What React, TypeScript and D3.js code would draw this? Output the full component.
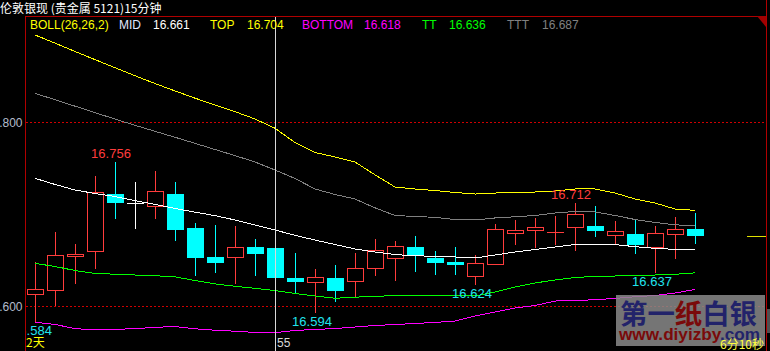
import React from 'react';
import * as d3 from 'd3';

const opens = [16.6127, 16.6171, 16.6548, 16.6595, 16.7217, 16.7123, 16.7084, 16.7217, 16.6848, 16.6533, 16.653, 16.6641, 16.663, 16.6304, 16.6258, 16.6304, 16.6268, 16.641, 16.6518, 16.6641, 16.6525, 16.6478, 16.6323, 16.646, 16.679, 16.6823, 16.6801, 16.6862, 16.687, 16.6775, 16.6783, 16.6645, 16.6779, 16.6837];
const highs = [16.6482, 16.6804, 16.6674, 16.7413, 16.756, 16.7348, 16.7467, 16.7348, 16.6902, 16.688, 16.687, 16.6728, 16.665, 16.6576, 16.6402, 16.6446, 16.6576, 16.6728, 16.6707, 16.6758, 16.6598, 16.6641, 16.6551, 16.6891, 16.6935, 16.6957, 16.6978, 16.712, 16.7087, 16.6924, 16.6949, 16.687, 16.6967, 16.7014];
const lows = [16.584, 16.6011, 16.6253, 16.641, 16.696, 16.6851, 16.696, 16.6721, 16.634, 16.6373, 16.6253, 16.634, 16.628, 16.6155, 16.594, 16.6058, 16.6101, 16.634, 16.6286, 16.6384, 16.6351, 16.6351, 16.624, 16.646, 16.6677, 16.6645, 16.6677, 16.6605, 16.6764, 16.6688, 16.6579, 16.637, 16.6518, 16.6688];
const closes = [16.6182, 16.6551, 16.6566, 16.7236, 16.7123, 16.7123, 16.7247, 16.6829, 16.6525, 16.6471, 16.6638, 16.6568, 16.6308, 16.6264, 16.6312, 16.6166, 16.6413, 16.6605, 16.6649, 16.6543, 16.6471, 16.6446, 16.6464, 16.6834, 16.6826, 16.6855, 16.6803, 16.7, 16.6818, 16.6815, 16.6666, 16.679, 16.6834, 16.6764];

const midLine = [16.7388, 16.7321, 16.7261, 16.7223, 16.719, 16.7145, 16.7105, 16.706, 16.702, 16.6982, 16.6935, 16.688, 16.6826, 16.6768, 16.6717, 16.6668, 16.662, 16.6587, 16.6559, 16.6546, 16.654, 16.6533, 16.6522, 16.6554, 16.6587, 16.6614, 16.6641, 16.6668, 16.6671, 16.6667, 16.6645, 16.6627, 16.6615, 16.661];
const topLine = [16.8946, 16.8857, 16.8767, 16.8678, 16.859, 16.8503, 16.8418, 16.8338, 16.8259, 16.8185, 16.8112, 16.8033, 16.7932, 16.7777, 16.7668, 16.762, 16.7565, 16.7426, 16.7293, 16.7272, 16.7255, 16.7234, 16.7217, 16.7228, 16.7234, 16.7239, 16.725, 16.7272, 16.7272, 16.7228, 16.7163, 16.712, 16.7054, 16.704];
const bottomLine = [16.5823, 16.5799, 16.5755, 16.5739, 16.5746, 16.5754, 16.5768, 16.5777, 16.5752, 16.5737, 16.5726, 16.5713, 16.571, 16.5734, 16.5745, 16.5755, 16.5772, 16.5788, 16.5799, 16.581, 16.5821, 16.5837, 16.5891, 16.5935, 16.5978, 16.6005, 16.6054, 16.606, 16.6068, 16.6082, 16.6101, 16.6114, 16.6141, 16.618];
const ttLine = [16.6464, 16.6429, 16.6386, 16.6353, 16.6346, 16.6337, 16.6329, 16.6317, 16.6277, 16.6241, 16.6214, 16.6192, 16.6168, 16.6136, 16.6109, 16.6084, 16.6096, 16.6104, 16.6114, 16.6116, 16.6116, 16.6116, 16.6109, 16.6152, 16.6207, 16.625, 16.6283, 16.631, 16.6321, 16.6326, 16.6329, 16.6337, 16.6345, 16.636];
const tttLine = [16.8312, 16.8242, 16.8172, 16.8102, 16.8032, 16.7964, 16.7899, 16.7834, 16.7768, 16.7701, 16.7635, 16.7565, 16.7478, 16.7386, 16.7272, 16.7212, 16.7163, 16.7067, 16.6984, 16.6973, 16.6964, 16.694, 16.6935, 16.6957, 16.697, 16.6984, 16.7011, 16.7027, 16.7022, 16.6984, 16.694, 16.6908, 16.6883, 16.687];

const yTicks = [16.6, 16.8];
const highMarks = [4, 27];
const lowMarks = [0, 14, 22, 31];
const crossIndex = 12;
const xLabelFirst = '2天';
const xLabelCross = '55';
const title = '伦敦银现 (贵金属  5121)15分钟';
const countdown = '6分10秒';

const W = 770;
const H = 351;
const RED = '#ff3c3c';
const CYAN = '#00ffff';
const AXIS = '#b00000';
const LAT = "'Liberation Sans', Arial, sans-serif";
const CJK = "'Noto Sans CJK SC', sans-serif";

export default function App() {
  const idx = d3.range(opens.length);
  const x = d3.scaleBand<number>().domain(idx).range([25, 705]).paddingInner(0.2).paddingOuter(0.1);
  const y = d3.scaleLinear().domain([16.6, 16.8]).range([306, 122]);
  const cx = (i: number) => (x(i) ?? 0) + x.bandwidth() / 2;
  const fmt = d3.format('.3f');

  const line = d3
    .line<number>()
    .x((_, i) => cx(i))
    .y((d) => y(d));

  const series = [
    { data: tttLine, color: '#808080' },
    { data: topLine, color: '#ffff00' },
    { data: bottomLine, color: '#ff00ff' },
    { data: ttLine, color: '#00ff00' },
    { data: midLine, color: '#ffffff' },
  ];

  const candles = idx.map((i) => {
    const o = opens[i], c = closes[i], h = highs[i], l = lows[i];
    const top = Math.round(y(Math.max(o, c)));
    const bot = Math.round(y(Math.min(o, c)));
    const hi = Math.round(y(h));
    const lo = Math.round(y(l));
    const xc = Math.round(cx(i)) + 0.5;
    const left = Math.round(x(i) ?? 0);
    if (c > o) {
      return (
        <g key={i}>
          {hi < top && <line x1={xc} x2={xc} y1={hi} y2={top} stroke={RED} />}
          {lo > bot && <line x1={xc} x2={xc} y1={bot} y2={lo + 1} stroke={RED} />}
          {bot - top >= 1 ? (
            <rect x={left + 0.5} y={top + 0.5} width={16} height={bot - top} fill="none" stroke={RED} />
          ) : (
            <line x1={left} x2={left + 17} y1={top + 0.5} y2={top + 0.5} stroke={RED} />
          )}
        </g>
      );
    }
    if (c < o) {
      return (
        <g key={i}>
          <line x1={xc} x2={xc} y1={hi} y2={lo + 1} stroke={CYAN} />
          <rect x={left} y={top} width={17} height={Math.max(bot - top, 1)} fill={CYAN} />
        </g>
      );
    }
    return (
      <g key={i}>
        <line x1={xc} x2={xc} y1={hi} y2={lo + 1} stroke="#ffffff" />
        <line x1={left} x2={left + 17} y1={top + 0.5} y2={top + 0.5} stroke="#ffffff" />
      </g>
    );
  });

  const crossX = Math.round(cx(crossIndex)) + 0.5;
  const last = closes.length - 1;

  const legend = [
    { t: 'BOLL(26,26,2)', x: 30, c: '#ffff00' },
    { t: 'MID', x: 119, c: '#e0e8ff' },
    { t: fmt(midLine[last]), x: 153, c: '#ffffff' },
    { t: 'TOP', x: 210, c: '#ffff00' },
    { t: fmt(topLine[last]), x: 247, c: '#ffff00' },
    { t: 'BOTTOM', x: 302, c: '#ff00ff' },
    { t: fmt(bottomLine[last]), x: 364, c: '#ff00ff' },
    { t: 'TT', x: 422, c: '#00ff00' },
    { t: fmt(ttLine[last]), x: 449, c: '#00ff00' },
    { t: 'TTT', x: 507, c: '#808080' },
    { t: fmt(tttLine[last]), x: 542, c: '#808080' },
  ];

  return (
    <svg
      width={W}
      height={H}
      style={{ position: 'absolute', left: 0, top: 0, display: 'block' }}
      xmlns="http://www.w3.org/2000/svg"
    >
      <defs>
        <clipPath id="plot">
          <rect x={25} y={17} width={741} height={334} />
        </clipPath>
      </defs>
      <rect x={0} y={0} width={W} height={H} fill="#000" />

      {yTicks.map((t) => (
        <line
          key={t}
          x1={26}
          x2={766}
          y1={Math.round(y(t)) + 0.5}
          y2={Math.round(y(t)) + 0.5}
          stroke="#d00000"
          strokeDasharray="2,2"
        />
      ))}

      <g clipPath="url(#plot)">
        {candles}
        {series.map((s, k) => (
          <path key={k} d={line(s.data) ?? ''} fill="none" stroke={s.color} strokeWidth={1} shapeRendering="crispEdges" />
        ))}
        <line x1={crossX} x2={crossX} y1={14} y2={H} stroke="#d8d8d8" />

        {highMarks.map((i) => (
          <text key={'h' + i} x={cx(i) - 4} y={y(highs[i]) - 4} fill={RED} fontSize={13} fontFamily={LAT} textAnchor="middle">
            {fmt(highs[i])}
          </text>
        ))}
        {lowMarks.map((i) => (
          <text key={'l' + i} x={cx(i) - 3} y={y(lows[i]) + 14} fill="#20e4ee" fontSize={13} fontFamily={LAT} textAnchor="middle">
            {fmt(lows[i])}
          </text>
        ))}

        <line x1={747} x2={766} y1={Math.round(y(closes[last])) + 0.5} y2={Math.round(y(closes[last])) + 0.5} stroke="#e0e000" />
      </g>

      {yTicks.map((t) => (
        <text key={'yl' + t} x={22.5} y={y(t) + 5} fill="#b4bccc" fontSize={12} fontFamily={LAT} textAnchor="end">
          {fmt(t)}
        </text>
      ))}

      <text x={26} y={347} fill="#ffff00" fontSize={12} fontFamily={CJK}>
        {xLabelFirst}
      </text>
      <text x={crossX + 1.5} y={347} fill="#d8d8d8" fontSize={12} fontFamily={LAT}>
        {xLabelCross}
      </text>

      <g>
        <rect x={616} y={295} width={149} height={51} fill="#8a8a8a" opacity={0.85} />
        <text x={620} y={324} fontSize={27} fontWeight={700} fontFamily={CJK} textLength={137} lengthAdjust="spacingAndGlyphs">
          <tspan fill="#22236a">第一</tspan>
          <tspan fill="#7a0a0a">纸</tspan>
          <tspan fill="#22236a">白银</tspan>
        </text>
        <text x={619} y={340} fontSize={16} fontWeight={700} fontFamily={LAT} textLength={141} lengthAdjust="spacingAndGlyphs">
          <tspan fill="#7a0a0a">www.diyizby</tspan>
          <tspan fill="#22236a">.com</tspan>
        </text>
      </g>
      <text x={720} y={349} fill="#ffff40" fontSize={12} fontFamily={CJK}>
        {countdown}
      </text>

      <line x1={25.5} x2={25.5} y1={16} y2={H} stroke={AXIS} />
      <line x1={25} x2={766} y1={16.5} y2={16.5} stroke={AXIS} />
      <line x1={766.5} x2={766.5} y1={0} y2={H} stroke={AXIS} />
      <path d="M757,16 L766,16 L766,27 Z" fill="#a00000" />
      <rect x={767} y={309} width={3} height={24} fill="#505050" />

      <text x={0} y={13} fill="#ffffff" fontSize={12} fontFamily={CJK}>
        {title}
      </text>
      {legend.map((d) => (
        <text key={d.t + d.x} x={d.x} y={29} fill={d.c} fontSize={12} fontFamily={LAT}>
          {d.t}
        </text>
      ))}
    </svg>
  );
}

::::::::::

Without the pictures, return the listing above from its first line through the line that has "import * as d3 from 'd3';".

*Problem solution*:
What React, TypeScript and D3.js code would draw this? Output the full component.
import React from 'react';
import * as d3 from 'd3';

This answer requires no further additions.